Simon Ehammer peilt an der Hallen-WM den Sieg an
Hallen-WM in Glasgow, Freiluft-EM in Rom, Olympische Spiele in Paris: Simon Ehammer steht vor einem halben Jahr mit gleich drei Grossanlässen und dem möglichen Coup von Medaillen an allen drei Events.
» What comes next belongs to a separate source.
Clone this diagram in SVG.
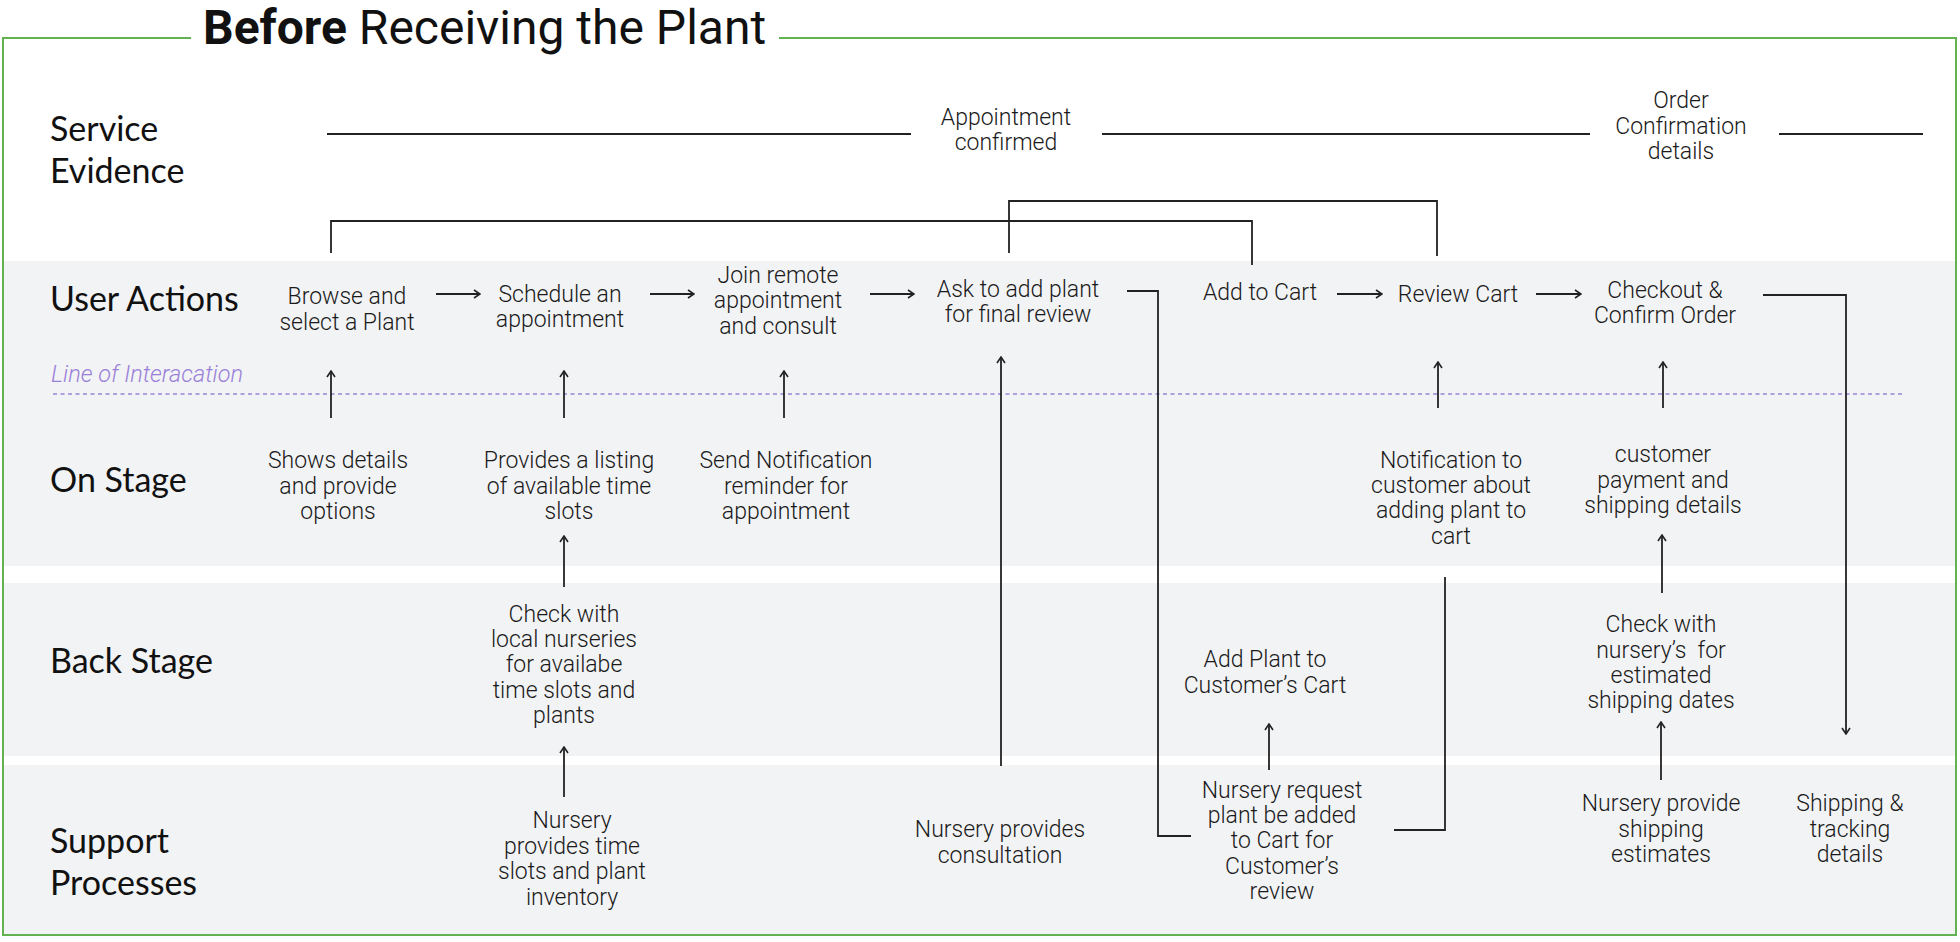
<svg xmlns="http://www.w3.org/2000/svg" width="1960" height="942" viewBox="0 0 1960 942">
<defs>
<style>
.band{fill:#f2f3f5}
.head{font-family:Lato,"Open Sans",sans-serif;font-size:34px;fill:#111}
.t{font-family:Roboto,"Liberation Sans",sans-serif;font-weight:300;font-size:23px;fill:#1a1a1a;text-anchor:middle}
.ln{fill:none;stroke:#222;stroke-width:1.8}
.ar{fill:none;stroke:#222;stroke-width:1.8;marker-end:url(#ah)}
</style>
<marker id="ah" viewBox="0 0 10 10" refX="9" refY="5" markerWidth="10" markerHeight="10" markerUnits="userSpaceOnUse" orient="auto">
<path d="M3,1 L9,5 L3,9" fill="none" stroke="#222" stroke-width="1.6"/>
</marker>
</defs>
<rect width="1960" height="942" fill="#fff"/>
<g id="bands">
<rect class="band" x="4" y="261" width="1952" height="305"/>
<rect class="band" x="4" y="583" width="1952" height="173"/>
<rect class="band" x="4" y="765" width="1952" height="170"/>
</g>
<g id="frame">
<path d="M191 38 H3 V935 H1956 V38 H779" fill="none" stroke="#62b153" stroke-width="2"/>
<text x="203" y="44" font-family="Roboto,'Liberation Sans',sans-serif" font-size="48" fill="#111"><tspan font-weight="700">Before</tspan> Receiving the Plant</text>
</g>
<g id="lanes">
<text class="head" x="50" y="141">Service</text>
<text class="head" x="50" y="183">Evidence</text>
<text class="head" x="50" y="311">User Actions</text>
<text class="head" x="50" y="492">On Stage</text>
<text class="head" x="50" y="673">Back Stage</text>
<text class="head" x="50" y="853">Support</text>
<text class="head" x="50" y="895">Processes</text>
</g>
<g id="line-of-interaction">
<text x="51" y="382" font-family="Roboto,'Liberation Sans',sans-serif" font-weight="300" font-style="italic" font-size="23.5" fill="#9a80d8">Line of Interacation</text>
<line x1="53" y1="394" x2="1904" y2="394" stroke="#9a86d6" stroke-width="1.6" stroke-dasharray="4,3.5"/>
</g>
<g id="connectors">
<line class="ln" x1="327" y1="134" x2="911" y2="134"/>
<line class="ln" x1="1102" y1="134" x2="1590" y2="134"/>
<line class="ln" x1="1779" y1="134" x2="1923" y2="134"/>
<path class="ln" d="M331 253 V221 H1252 V265"/>
<path class="ln" d="M1009 253 V201 H1437 V256"/>
<line class="ar" x1="436" y1="294" x2="480" y2="294"/>
<line class="ar" x1="650" y1="294" x2="694" y2="294"/>
<line class="ar" x1="870" y1="294" x2="914" y2="294"/>
<line class="ar" x1="1337" y1="294" x2="1382" y2="294"/>
<line class="ar" x1="1536" y1="294" x2="1581" y2="294"/>
<path class="ln" d="M1127 291 H1158 V836 H1191"/>
<path class="ar" d="M1763 295 H1846 V734"/>
<line class="ar" x1="331" y1="418" x2="331" y2="371"/>
<line class="ar" x1="564" y1="418" x2="564" y2="371"/>
<line class="ar" x1="784" y1="418" x2="784" y2="371"/>
<line class="ar" x1="1001" y1="766" x2="1001" y2="357"/>
<line class="ar" x1="1438" y1="408" x2="1438" y2="362"/>
<line class="ar" x1="1663" y1="408" x2="1663" y2="362"/>
<line class="ar" x1="564" y1="587" x2="564" y2="536"/>
<line class="ar" x1="1662" y1="593" x2="1662" y2="535"/>
<path class="ln" d="M1445 577 V830 H1394"/>
<line class="ar" x1="564" y1="797" x2="564" y2="747"/>
<line class="ar" x1="1269" y1="770" x2="1269" y2="724"/>
<line class="ar" x1="1661" y1="780" x2="1661" y2="722"/>
</g>
<g id="evidence-appointment"><text class="t" x="1006" y="125">Appointment</text><text class="t" x="1006" y="150">confirmed</text></g>
<g id="evidence-order"><text class="t" x="1681" y="108">Order</text><text class="t" x="1681" y="134">Confirmation</text><text class="t" x="1681" y="159">details</text></g>
<g id="ua-browse"><text class="t" x="347" y="304">Browse and</text><text class="t" x="347" y="330">select a Plant</text></g>
<g id="ua-schedule"><text class="t" x="560" y="302">Schedule an</text><text class="t" x="560" y="327">appointment</text></g>
<g id="ua-join"><text class="t" x="778" y="283">Join remote</text><text class="t" x="778" y="308">appointment</text><text class="t" x="778" y="334">and consult</text></g>
<g id="ua-ask"><text class="t" x="1018" y="297">Ask to add plant</text><text class="t" x="1018" y="322">for final review</text></g>
<g id="ua-add"><text class="t" x="1260" y="300">Add to Cart</text></g>
<g id="ua-review"><text class="t" x="1458" y="302">Review Cart</text></g>
<g id="ua-checkout"><text class="t" x="1665" y="298">Checkout &amp;</text><text class="t" x="1665" y="323">Confirm Order</text></g>
<g id="os-shows"><text class="t" x="338" y="468">Shows details</text><text class="t" x="338" y="494">and provide</text><text class="t" x="338" y="519">options</text></g>
<g id="os-provides"><text class="t" x="569" y="468">Provides a listing</text><text class="t" x="569" y="494">of available time</text><text class="t" x="569" y="519">slots</text></g>
<g id="os-send"><text class="t" x="786" y="468">Send Notification</text><text class="t" x="786" y="494">reminder for</text><text class="t" x="786" y="519">appointment</text></g>
<g id="os-notification"><text class="t" x="1451" y="468">Notification to</text><text class="t" x="1451" y="493">customer about</text><text class="t" x="1451" y="518">adding plant to</text><text class="t" x="1451" y="544">cart</text></g>
<g id="os-payment"><text class="t" x="1663" y="462">customer</text><text class="t" x="1663" y="488">payment and</text><text class="t" x="1663" y="513">shipping details</text></g>
<g id="bs-check"><text class="t" x="564" y="622">Check with</text><text class="t" x="564" y="647">local nurseries</text><text class="t" x="564" y="672">for availabe</text><text class="t" x="564" y="698">time slots and</text><text class="t" x="564" y="723">plants</text></g>
<g id="bs-add"><text class="t" x="1265" y="667">Add Plant to</text><text class="t" x="1265" y="693">Customer’s Cart</text></g>
<g id="bs-shipdates"><text class="t" x="1661" y="632">Check with</text><text class="t" x="1661" y="658" xml:space="preserve">nursery’s  for</text><text class="t" x="1661" y="683">estimated</text><text class="t" x="1661" y="708">shipping dates</text></g>
<g id="sp-inventory"><text class="t" x="572" y="828">Nursery</text><text class="t" x="572" y="854">provides time</text><text class="t" x="572" y="879">slots and plant</text><text class="t" x="572" y="905">inventory</text></g>
<g id="sp-consult"><text class="t" x="1000" y="837">Nursery provides</text><text class="t" x="1000" y="863">consultation</text></g>
<g id="sp-request"><text class="t" x="1282" y="798">Nursery request</text><text class="t" x="1282" y="823">plant be added</text><text class="t" x="1282" y="848">to Cart for</text><text class="t" x="1282" y="874">Customer’s</text><text class="t" x="1282" y="899">review</text></g>
<g id="sp-estimates"><text class="t" x="1661" y="811">Nursery provide</text><text class="t" x="1661" y="837">shipping</text><text class="t" x="1661" y="862">estimates</text></g>
<g id="sp-shipping"><text class="t" x="1850" y="811">Shipping &amp;</text><text class="t" x="1850" y="837">tracking</text><text class="t" x="1850" y="862">details</text></g>
</svg>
Die Auftritte zuletzt an den Schweizer Hallen-Meisterschaften in St. Gallen stehen womöglich symbolisch für das Jahr 2024. Der 24-jährige Appenzeller steigt nach drei Starts dreimal auf dem Podest. Das Gold im Weitsprung, das Silber im Hürdensprint und die Bronzene im Stabhochsprung zeigen nicht nur die gewaltigen Allrounder-Qualitäten des Mehrkämpfers. Hinter den Medaillen stecken Leistungen, die aufhorchen lassen.
Den Sieg im Weitsprung veredelt Ehammer mit einem 8-m-Flug. Im Final über 60 m Hürden fordert er den Europameister Jason Joseph bis zur Ziellinie und verbessert in 7,55 Sekunden die persönliche Bestleistung um über einen Zehntel. Und die 5,20 m im Stabhochsprung sind ein Wert, den jeder Mehrkämpfer weltweit gerne nehmen würde.
«In Glasgow will ich eine Medaille, am liebsten Gold», sagt Ehammer. Im Prinzip formuliert er so das Minimalziel. Denn wenn er am Samstag und Sonntag die sieben Disziplinen anständig hinkriegt, müssten Ken Mullings von den Bahamas, der Norweger Sander Skotheim oder der Franzose Makenson Gletty schon über sich hinauswachsen, um den Schweizer abzufangen.
Karl Wyler, einer von Ehammers Trainern und dessen steter Reisebegleiter bei Wettkämpfen, kommentiert auf der Tribüne in St. Gallen das Niveau seines Schützlings mit den Worten: «Wir starten ohne Hypothek in die Saison.» Der Coach nimmt nochmals Bezug auf die Schulter-Operation vom vergangenen Herbst. Der Eingriff wurde notwendig, weil die konservative Behandlung der entzündeten Sehne nicht das gewünschte Resultat erbracht hat.
Gedanken an die Schulter sind vergessen
Das Training wurde zwar nie vollständig unterbrochen, aber richtig Gas geben konnte Ehammer erst ab Weihnachten. «Jetzt muss Simon gar nicht mehr Rücksicht nehmen. Er hat reinen Tisch gemacht und kann beschwerdefrei trainieren», so Wyler. Und auch der Athlet selber bestätigt: «Ich verschwende keinen Gedanken mehr an die Schulter.»
In Glasgow tritt Ehammer als Mehrkämpfer an. Sofern er eine Disziplin nicht komplett verhaut oder gar ausscheidet, dürfte der Schweizer Rekord fallen. Denn der Appenzeller hat ein höheres Niveau als vor zwei Jahren, als er sich mit 6363 Punkten in Belgrad WM-Silber umhängen liess. Vielleicht liegt sogar ein Wert gegen 6500 Punkte drin. Dann wäre der Franzose Kevin Mayer den Europarekord (6479) aus dem Jahr 2017 los. «Da muss aber schon sehr viel zusammenpassen», meint Ehammer.
Drei Medaillen in einem Jahr, das hat der 24-Jährige schon einmal vorgemacht. 2022 gewann er an der Hallen-WM Silber im Siebenkampf, holte an den Weltmeisterschaften in Eugene bei den Weitsprung-Spezialisten Bronze und rundete den Sommer mit EM-Silber im Zehnkampf von München ab.
Vier Jahre Vorbereitung
2024 liegt dies auch drin: Zumindest zu Beginn ist die Hürde sogar tiefer als vor zwei Jahren. Ehammers Bestwert von 6363 Punkten haben die Konkurrenten von Glasgow in ihrer Karriere noch nie erreicht. Über die Gegnerschaft im Sommer zu spekulieren, das macht noch keinen Sinn. Aber dass ein gesunder Ehammer an der EM in Rom als Weitspringer zu den Medaillenkandidaten gehört, ist klar. Und an den Olympischen Spielen liegen in der Theorie sogar zwei Medaillen drin, da der Weitsprung der Spezialisten nach dem Zehnkampf angesetzt ist.
«Ich stehe nun vor einem halben Jahr, auf das ich seit 2020, als mir der Durchbruch gelang, hinarbeite. Mit 24 Jahren darf ich mir den Traum einer Olympia-Teilnahme nicht nur erfüllen, sondern sogar mit hohen Ambitionen an den Start gehen», blickt Ehammer voraus.